• _Data excerpt_:
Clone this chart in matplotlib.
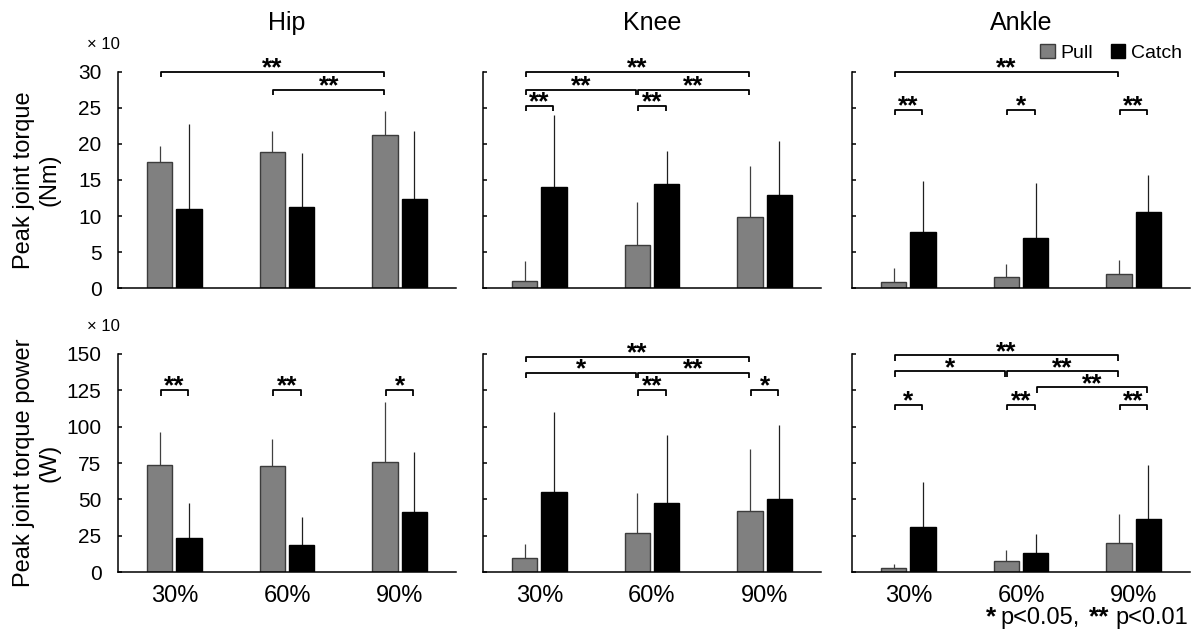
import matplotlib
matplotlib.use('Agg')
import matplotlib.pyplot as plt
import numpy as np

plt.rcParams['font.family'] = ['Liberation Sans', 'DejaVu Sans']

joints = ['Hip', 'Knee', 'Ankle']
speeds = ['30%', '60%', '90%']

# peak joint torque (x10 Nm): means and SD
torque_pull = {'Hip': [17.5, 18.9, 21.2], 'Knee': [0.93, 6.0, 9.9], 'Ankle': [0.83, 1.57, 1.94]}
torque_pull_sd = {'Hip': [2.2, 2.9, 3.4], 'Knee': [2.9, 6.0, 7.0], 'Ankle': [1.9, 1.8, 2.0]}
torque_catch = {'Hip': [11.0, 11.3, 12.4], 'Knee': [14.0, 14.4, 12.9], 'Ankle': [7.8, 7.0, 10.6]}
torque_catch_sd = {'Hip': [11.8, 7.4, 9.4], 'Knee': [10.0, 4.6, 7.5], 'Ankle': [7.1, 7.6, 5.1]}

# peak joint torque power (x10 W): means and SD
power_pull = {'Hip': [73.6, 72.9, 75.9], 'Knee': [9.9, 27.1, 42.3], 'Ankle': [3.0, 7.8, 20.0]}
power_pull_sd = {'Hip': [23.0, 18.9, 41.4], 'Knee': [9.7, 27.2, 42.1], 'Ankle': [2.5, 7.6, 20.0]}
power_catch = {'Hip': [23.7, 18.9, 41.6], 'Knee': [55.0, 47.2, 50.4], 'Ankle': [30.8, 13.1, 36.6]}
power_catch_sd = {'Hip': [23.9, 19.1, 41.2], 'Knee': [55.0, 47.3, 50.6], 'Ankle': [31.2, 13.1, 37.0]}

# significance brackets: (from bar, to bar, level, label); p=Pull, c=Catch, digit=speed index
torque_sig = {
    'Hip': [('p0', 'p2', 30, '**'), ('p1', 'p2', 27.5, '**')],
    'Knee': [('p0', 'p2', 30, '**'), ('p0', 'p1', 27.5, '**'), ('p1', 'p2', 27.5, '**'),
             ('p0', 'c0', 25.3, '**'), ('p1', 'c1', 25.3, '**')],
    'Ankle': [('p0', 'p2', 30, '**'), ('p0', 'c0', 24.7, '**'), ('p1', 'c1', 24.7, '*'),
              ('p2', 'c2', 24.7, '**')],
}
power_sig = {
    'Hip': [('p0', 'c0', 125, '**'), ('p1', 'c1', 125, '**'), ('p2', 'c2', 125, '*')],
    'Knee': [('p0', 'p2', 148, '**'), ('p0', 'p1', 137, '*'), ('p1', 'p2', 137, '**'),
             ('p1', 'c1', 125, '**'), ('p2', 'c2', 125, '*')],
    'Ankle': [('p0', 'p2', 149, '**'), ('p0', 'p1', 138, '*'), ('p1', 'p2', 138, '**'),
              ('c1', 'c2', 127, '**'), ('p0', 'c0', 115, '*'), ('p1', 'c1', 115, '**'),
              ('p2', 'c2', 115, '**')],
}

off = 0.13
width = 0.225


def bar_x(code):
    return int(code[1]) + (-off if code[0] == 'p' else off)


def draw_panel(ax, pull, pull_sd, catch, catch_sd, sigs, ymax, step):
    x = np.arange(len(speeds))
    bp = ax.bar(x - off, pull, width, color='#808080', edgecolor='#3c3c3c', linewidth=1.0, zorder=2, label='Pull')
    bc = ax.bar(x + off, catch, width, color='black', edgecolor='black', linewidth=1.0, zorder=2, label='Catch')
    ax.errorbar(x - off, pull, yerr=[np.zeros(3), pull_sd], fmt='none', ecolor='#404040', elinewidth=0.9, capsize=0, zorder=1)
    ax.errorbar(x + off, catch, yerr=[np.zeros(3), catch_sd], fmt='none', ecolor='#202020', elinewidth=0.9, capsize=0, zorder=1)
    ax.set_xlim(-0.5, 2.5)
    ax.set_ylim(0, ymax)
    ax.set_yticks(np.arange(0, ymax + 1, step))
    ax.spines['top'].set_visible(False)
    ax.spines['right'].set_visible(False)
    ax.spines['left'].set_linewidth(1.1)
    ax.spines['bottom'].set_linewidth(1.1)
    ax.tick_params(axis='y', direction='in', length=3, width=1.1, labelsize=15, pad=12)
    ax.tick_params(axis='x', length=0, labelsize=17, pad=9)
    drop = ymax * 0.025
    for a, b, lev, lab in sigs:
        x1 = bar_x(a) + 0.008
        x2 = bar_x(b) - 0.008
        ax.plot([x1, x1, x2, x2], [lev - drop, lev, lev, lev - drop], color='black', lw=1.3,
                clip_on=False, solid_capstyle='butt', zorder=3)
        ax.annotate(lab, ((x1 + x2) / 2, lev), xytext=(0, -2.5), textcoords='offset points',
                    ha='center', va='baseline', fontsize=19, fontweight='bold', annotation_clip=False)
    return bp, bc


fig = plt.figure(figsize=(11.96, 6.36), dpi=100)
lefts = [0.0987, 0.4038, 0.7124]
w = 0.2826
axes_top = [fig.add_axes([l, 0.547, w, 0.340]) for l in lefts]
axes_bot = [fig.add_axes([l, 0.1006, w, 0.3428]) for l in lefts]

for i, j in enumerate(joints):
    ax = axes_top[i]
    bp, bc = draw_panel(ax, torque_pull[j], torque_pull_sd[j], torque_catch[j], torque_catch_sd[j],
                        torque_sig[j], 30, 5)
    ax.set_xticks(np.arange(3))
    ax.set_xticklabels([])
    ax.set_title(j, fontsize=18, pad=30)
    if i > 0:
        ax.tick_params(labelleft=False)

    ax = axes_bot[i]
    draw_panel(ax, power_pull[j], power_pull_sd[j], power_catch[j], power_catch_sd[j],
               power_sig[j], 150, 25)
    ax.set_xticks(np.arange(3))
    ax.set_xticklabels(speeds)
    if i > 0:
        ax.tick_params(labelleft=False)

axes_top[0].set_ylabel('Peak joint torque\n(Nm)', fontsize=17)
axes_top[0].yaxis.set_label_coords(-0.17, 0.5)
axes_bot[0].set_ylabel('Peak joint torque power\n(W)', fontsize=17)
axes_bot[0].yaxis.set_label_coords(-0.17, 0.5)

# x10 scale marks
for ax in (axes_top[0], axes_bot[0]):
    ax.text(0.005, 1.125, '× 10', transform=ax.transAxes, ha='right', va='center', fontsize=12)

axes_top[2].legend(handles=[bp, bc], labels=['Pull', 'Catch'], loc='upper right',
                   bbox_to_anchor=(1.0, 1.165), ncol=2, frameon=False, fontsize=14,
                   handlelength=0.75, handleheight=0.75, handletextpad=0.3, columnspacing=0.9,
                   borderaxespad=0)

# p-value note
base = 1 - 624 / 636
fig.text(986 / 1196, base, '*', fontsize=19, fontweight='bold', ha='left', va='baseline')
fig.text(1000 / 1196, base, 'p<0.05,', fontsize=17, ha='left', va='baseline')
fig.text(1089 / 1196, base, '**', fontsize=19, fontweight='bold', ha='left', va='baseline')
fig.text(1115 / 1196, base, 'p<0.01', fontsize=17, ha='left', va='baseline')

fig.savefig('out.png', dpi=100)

• _Written task_: Copy out every line of the listing that contains the string "matplotlib".

• _Task output_:
Clone this chart in matplotlib.
import matplotlib
matplotlib.use('Agg')
import matplotlib.pyplot as plt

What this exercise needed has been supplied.